Why Australia Needs Class Warfare

With the release of the Federal Budget 2011-12 by Prime Minister Gillard, the opposition Liberal party led by Tony Abbott has accused Gillard of class warfare.

It is my opinion that class warfare in a country is a good and healthy thing, but first let me define what I mean by class warfare. Within any country there is a distribution of wealth and as a result there can be classified different classes of people based on wealth. Within most countries there are poor people, middle-class people, and rich or upper-class people.

Under authoritarian regimes, rich people tend to own slaves and oppress the poor, using them to run their businesses. The democratic system gives poor people a voice through the government, allowing the poor to push back at the rich so that they are not fully enslaved. This is class warfare. When the poor push back, they get benefits like public holidays, sick leave, maternity leave, recreation leave, and a host of other benefits that workers in authoritarian countries don't have.

To ensure that poor people get these benefits, they need to be constantly aware of class divisions and to vote for their own class interests in elections.

Unfortunately, in many democracies, while the majority of poor people are class conscious, a significant number of poor people actually vote for parties that implement policies that disadvantage them economically. In American following the 9/11 terrorist attacks, 80 per cent of Americans voted kept George Bush in power, allowing him to implement tax cuts to the rich. Under his presidency, public debt soared and the gap between rich and poor accelerated dramatically. In Australia, refugees tried to hop on a boat and come into Australia. The Prime Minister John Howard turned the boat back. His tough stance saw just about everyone, including the poor, vote for him. When he came in, he implemented policies that diverted public money to the rich e.g. by giving tax breaks through superannuation funds, family tax benefits that even high-income households were eligible for, and of course WorkChoices. In countries like Thailand and Cambodia, the leaders there clash in small-scale wars along the border, both leaders afraid of starting an all-out war but both still very willing to talk tough in an effort to appear nationalistic. This tough stance wins votes and distracts the voting population from the immense wealth held by the elite in both countries. The King of Thailand is the wealthiest royal in the world with a net worth of $30 billion, over sixty times higher than the net worth of the Queen of England (around $450 million).

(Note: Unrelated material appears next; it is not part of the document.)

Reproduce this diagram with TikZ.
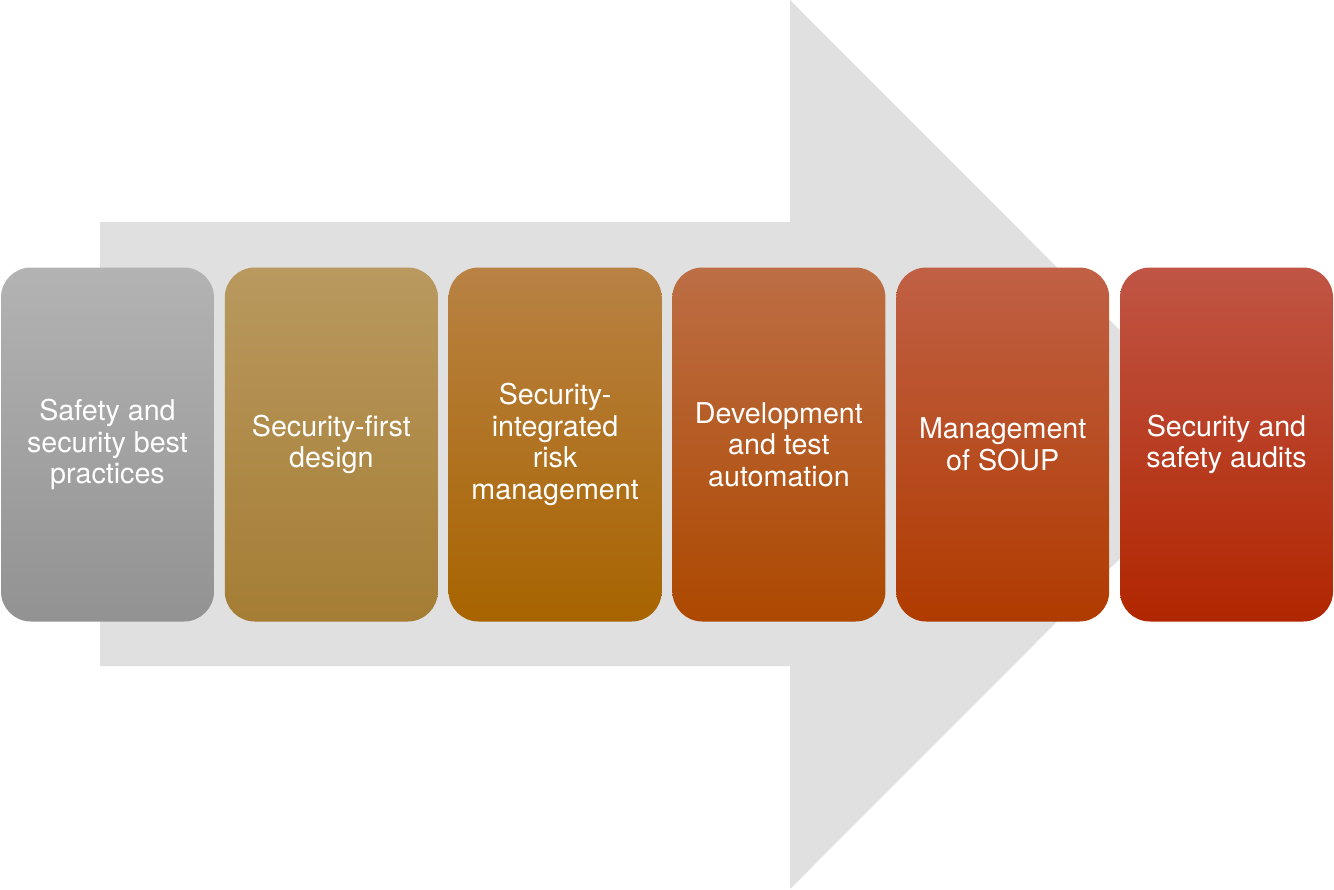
\documentclass[tikz,border=0pt]{standalone}
\usepackage{fontspec}
\setmainfont{TeX Gyre Heros}
\definecolor{arrowgray}{HTML}{E0E0E0}
\definecolor{aT}{HTML}{B3B3B3}\definecolor{aM}{HTML}{A3A3A3}\definecolor{aB}{HTML}{929292}
\definecolor{bT}{HTML}{B9995F}\definecolor{bM}{HTML}{B18A3F}\definecolor{bB}{HTML}{A57D34}
\definecolor{cT}{HTML}{B98244}\definecolor{cM}{HTML}{B27000}\definecolor{cB}{HTML}{A86400}
\definecolor{dT}{HTML}{BD6E45}\definecolor{dM}{HTML}{B95300}\definecolor{dB}{HTML}{AD4800}
\definecolor{eT}{HTML}{C06045}\definecolor{eM}{HTML}{BA4500}\definecolor{eB}{HTML}{B03B00}
\definecolor{fT}{HTML}{C05545}\definecolor{fM}{HTML}{BC3300}\definecolor{fB}{HTML}{B12600}
\tikzset{
  stagebox/.style={rectangle, rounded corners=22.5pt, inner sep=0pt,
    minimum width=159.75pt, minimum height=265.5pt, text=white,
    align=center, font=\fontsize{21.5pt}{23.7pt}\selectfont},
  grad/.style n args={3}{top color=#1, middle color=#2, bottom color=#3}
}
\begin{document}
\begin{tikzpicture}[x=0.75pt,y=-0.75pt]
\useasboundingbox (0,0) rectangle (1334,889);
\fill[arrowgray] (100,222) -- (790,222) -- (790,0) -- (1234,444.5) -- (790,889) -- (790,666) -- (100,666) -- cycle;
\node[stagebox, grad={aT}{aM}{aB}] (s1) at (107.5,444.5) {Safety and\\security best\\practices};
\node[stagebox, grad={bT}{bM}{bB}] (s2) at (331.3,444.5) {Security-first\\design};
\node[stagebox, grad={cT}{cM}{cB}] (s3) at (555.1,444.5) {Security-\\integrated\\risk\\management};
\node[stagebox, grad={dT}{dM}{dB}] (s4) at (778.9,444.5) {Development\\and test\\automation};
\node[stagebox, grad={eT}{eM}{eB}] (s5) at (1002.7,444.5) {Management\\of SOUP};
\node[stagebox, grad={fT}{fM}{fB}] (s6) at (1226.5,444.5) {Security and\\safety audits};
\end{tikzpicture}
\end{document}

For many centuries, history shows that the rich often use nationalism to win broad support in democratic systems. Once in power, they implement policies that benefit themselves at the expense of the poor. A poor working-class American will continue to be loyal to the rich as long as he views everyone in the world as being either American or non-American. He feels united to his employer, the one who is exploiting him.

Class warfare allows poor people to suddenly realise that there are indeed divisions within countries. Class warfare allows the poor to demand policies that work in their own interests.